9/26/2008 08:44:00 PM

I can confirm that your memory serves you well.

Which begs so many other questions.

Like, not only.

How much does, the people that control, the people that control, the people that control the EU, totally control us, and almost ALL important world events?

But also and just as importantly.

How long exactly have the banksters and their religious allies, been doing so?


Both very much indeed, in fact more then any ordinary person can comfortably deal with.


Very much longer, in fact longer then any ordinary person would like to imagine.

One does not have to be a conspiracy theorist or an alternative historian, to know that almost everything extremely evil, for example banking collapses, are acts of conspiracy. You just need a half reasonable memory, common sense and few other senses to go with it.

Bad news is, memory fades far too quickly, especially when confronted with heavy drink or drug abuse, over frequent masturbation, complicated busy life styles, topped off with persistent BBC, and educational establishment propaganda.

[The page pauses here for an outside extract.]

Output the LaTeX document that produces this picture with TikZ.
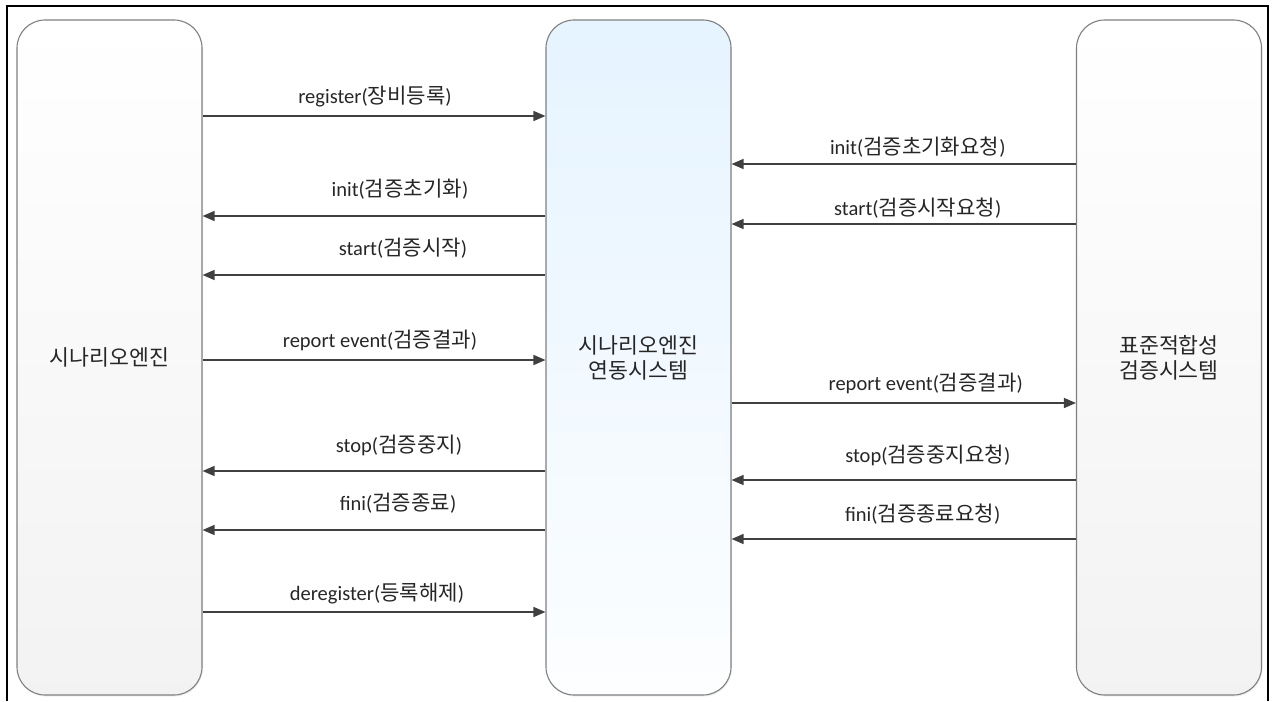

While poor old marginalized sober, boring, undersexed, over slothful, friendless common sense, is often highly sensible, but never has been at all common, to say the least.

I think we should all begin today by remembering to use the word CONSPIRACY at least 100 times a day for the foreseeable future.

Especially when mentioning anything to do with highly organized crime, The EU, The UN, The US and UK governments, ALL other politics in general, ALL wars, ALL and everything the ruling elite get up to. Even the bloody football results have to be watched with distrust these days, as certainly the whether forecasts already do.

This way maybe we can get this highly under used word reinstated into the BBC/MSM,s dictionary again. No prises for guessing who or what took the word out in the first place.

Atlas shrugged

Not a sheep said...

Another Labour Minister caught out lying; shock, horror. Well done on bringing this to our attention. However until the British media catch on to to level of lying and sleaze that surrounds this Labour government, as they did in the last years of John Major's Conservative government, the majority of the British politician will not get to hear this sort of story.

Hazel Bridges said...

Maybe a)he doesn't write his own blog and/or b) he doesn't bother to check what has been written for him.